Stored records
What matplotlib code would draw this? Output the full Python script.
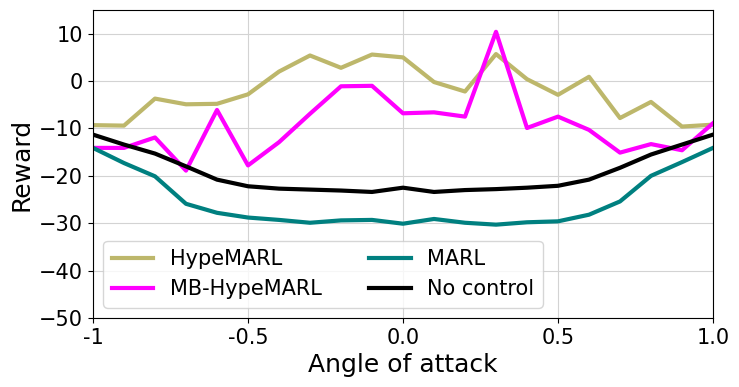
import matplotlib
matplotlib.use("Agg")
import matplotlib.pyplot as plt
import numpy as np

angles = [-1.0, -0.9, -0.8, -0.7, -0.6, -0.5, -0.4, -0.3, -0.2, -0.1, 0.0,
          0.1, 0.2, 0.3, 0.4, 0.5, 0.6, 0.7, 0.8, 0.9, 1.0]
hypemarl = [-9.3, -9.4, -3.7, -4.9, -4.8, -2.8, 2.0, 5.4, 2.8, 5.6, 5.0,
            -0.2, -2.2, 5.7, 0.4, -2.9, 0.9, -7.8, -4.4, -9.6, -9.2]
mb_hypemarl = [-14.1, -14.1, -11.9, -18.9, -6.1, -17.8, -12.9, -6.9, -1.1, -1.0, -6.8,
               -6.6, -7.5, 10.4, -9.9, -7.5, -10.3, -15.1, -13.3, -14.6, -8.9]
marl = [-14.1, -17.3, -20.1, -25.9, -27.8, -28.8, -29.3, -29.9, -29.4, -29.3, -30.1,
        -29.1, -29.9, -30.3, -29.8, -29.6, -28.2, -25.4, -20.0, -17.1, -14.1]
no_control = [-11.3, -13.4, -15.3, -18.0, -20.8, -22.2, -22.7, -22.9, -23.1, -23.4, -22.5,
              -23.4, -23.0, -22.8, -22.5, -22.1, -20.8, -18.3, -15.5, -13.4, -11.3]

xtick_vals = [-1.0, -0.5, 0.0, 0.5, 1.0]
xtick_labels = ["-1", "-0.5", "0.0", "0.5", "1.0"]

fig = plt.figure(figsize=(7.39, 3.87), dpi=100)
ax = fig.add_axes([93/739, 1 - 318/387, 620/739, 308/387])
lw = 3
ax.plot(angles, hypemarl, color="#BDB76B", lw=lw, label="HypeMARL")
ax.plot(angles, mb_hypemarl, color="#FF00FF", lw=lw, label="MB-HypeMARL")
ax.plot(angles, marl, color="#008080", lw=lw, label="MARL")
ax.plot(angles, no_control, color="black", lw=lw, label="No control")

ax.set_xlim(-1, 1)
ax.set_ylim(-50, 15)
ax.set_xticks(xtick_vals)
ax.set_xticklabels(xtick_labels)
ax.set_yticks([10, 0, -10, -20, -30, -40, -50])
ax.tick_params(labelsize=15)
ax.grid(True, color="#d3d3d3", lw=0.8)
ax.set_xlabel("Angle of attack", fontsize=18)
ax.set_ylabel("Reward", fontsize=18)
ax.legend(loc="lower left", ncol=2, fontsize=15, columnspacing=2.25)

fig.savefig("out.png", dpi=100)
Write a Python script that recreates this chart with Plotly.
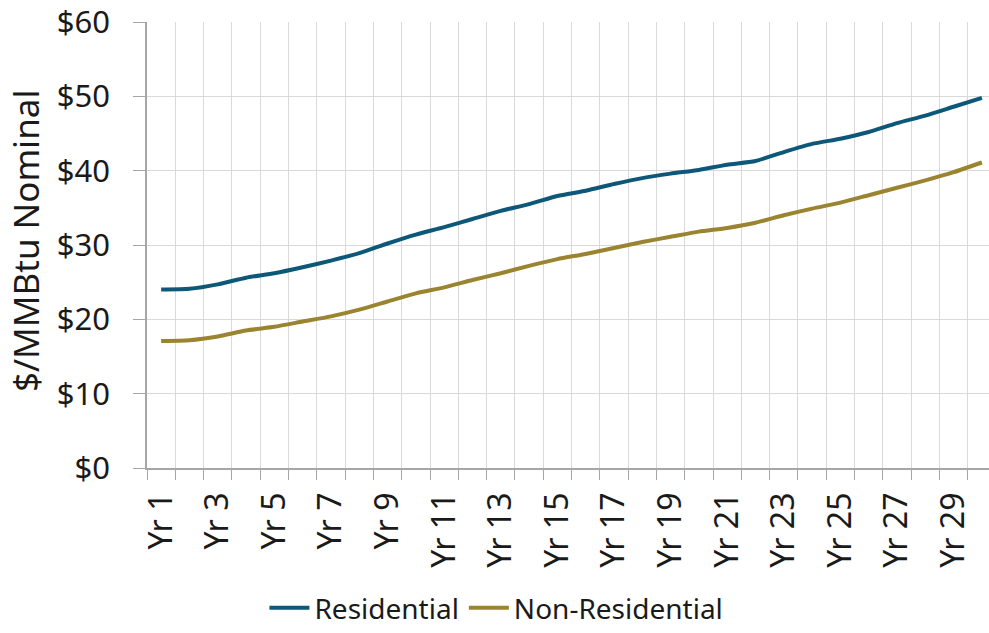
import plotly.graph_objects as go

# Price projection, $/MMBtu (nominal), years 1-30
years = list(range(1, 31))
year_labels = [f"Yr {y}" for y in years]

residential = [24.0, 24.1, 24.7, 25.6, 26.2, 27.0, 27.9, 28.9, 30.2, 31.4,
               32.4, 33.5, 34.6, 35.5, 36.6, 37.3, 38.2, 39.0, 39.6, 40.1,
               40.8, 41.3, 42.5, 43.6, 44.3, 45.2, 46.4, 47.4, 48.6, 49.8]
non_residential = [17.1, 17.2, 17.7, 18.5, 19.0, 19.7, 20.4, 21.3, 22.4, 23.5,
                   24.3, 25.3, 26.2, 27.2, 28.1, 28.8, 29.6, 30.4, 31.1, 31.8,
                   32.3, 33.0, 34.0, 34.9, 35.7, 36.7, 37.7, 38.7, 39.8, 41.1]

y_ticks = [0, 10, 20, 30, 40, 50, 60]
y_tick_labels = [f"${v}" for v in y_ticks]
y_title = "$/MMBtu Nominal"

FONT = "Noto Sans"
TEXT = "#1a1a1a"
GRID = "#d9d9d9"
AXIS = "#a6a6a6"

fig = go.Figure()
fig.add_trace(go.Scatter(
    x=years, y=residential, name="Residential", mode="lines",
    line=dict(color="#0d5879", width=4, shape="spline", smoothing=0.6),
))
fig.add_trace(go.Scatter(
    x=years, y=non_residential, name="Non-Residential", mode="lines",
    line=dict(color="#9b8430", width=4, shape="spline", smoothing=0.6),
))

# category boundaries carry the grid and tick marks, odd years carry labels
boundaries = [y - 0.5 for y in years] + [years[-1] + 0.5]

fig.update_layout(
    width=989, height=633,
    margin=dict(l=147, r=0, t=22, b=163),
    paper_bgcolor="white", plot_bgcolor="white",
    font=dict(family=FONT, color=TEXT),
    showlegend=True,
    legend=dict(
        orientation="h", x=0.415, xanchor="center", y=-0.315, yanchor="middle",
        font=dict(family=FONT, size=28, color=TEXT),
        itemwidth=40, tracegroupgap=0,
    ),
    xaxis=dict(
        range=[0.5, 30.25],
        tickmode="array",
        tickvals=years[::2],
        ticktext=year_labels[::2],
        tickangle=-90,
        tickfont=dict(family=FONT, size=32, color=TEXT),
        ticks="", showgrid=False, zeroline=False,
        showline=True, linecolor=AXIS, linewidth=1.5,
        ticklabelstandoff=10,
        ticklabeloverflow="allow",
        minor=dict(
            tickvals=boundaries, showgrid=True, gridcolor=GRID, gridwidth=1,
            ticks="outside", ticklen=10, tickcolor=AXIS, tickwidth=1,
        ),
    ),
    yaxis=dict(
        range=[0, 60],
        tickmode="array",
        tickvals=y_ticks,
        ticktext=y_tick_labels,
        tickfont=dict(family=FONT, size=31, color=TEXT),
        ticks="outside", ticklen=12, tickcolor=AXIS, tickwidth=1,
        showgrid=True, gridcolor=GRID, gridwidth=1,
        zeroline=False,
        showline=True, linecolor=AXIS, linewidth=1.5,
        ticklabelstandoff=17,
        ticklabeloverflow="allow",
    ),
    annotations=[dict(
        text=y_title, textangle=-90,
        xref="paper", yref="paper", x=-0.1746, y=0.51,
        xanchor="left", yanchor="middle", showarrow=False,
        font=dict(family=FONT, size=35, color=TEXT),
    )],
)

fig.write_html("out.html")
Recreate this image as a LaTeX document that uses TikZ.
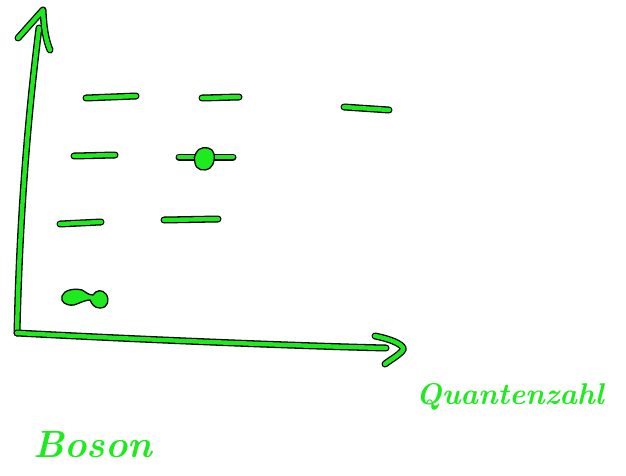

§ **DIRECTIONS**
Count every line in the data that contains the word "this", then give that count and nothing else.

§ **PROBLEM SOLUTION**
3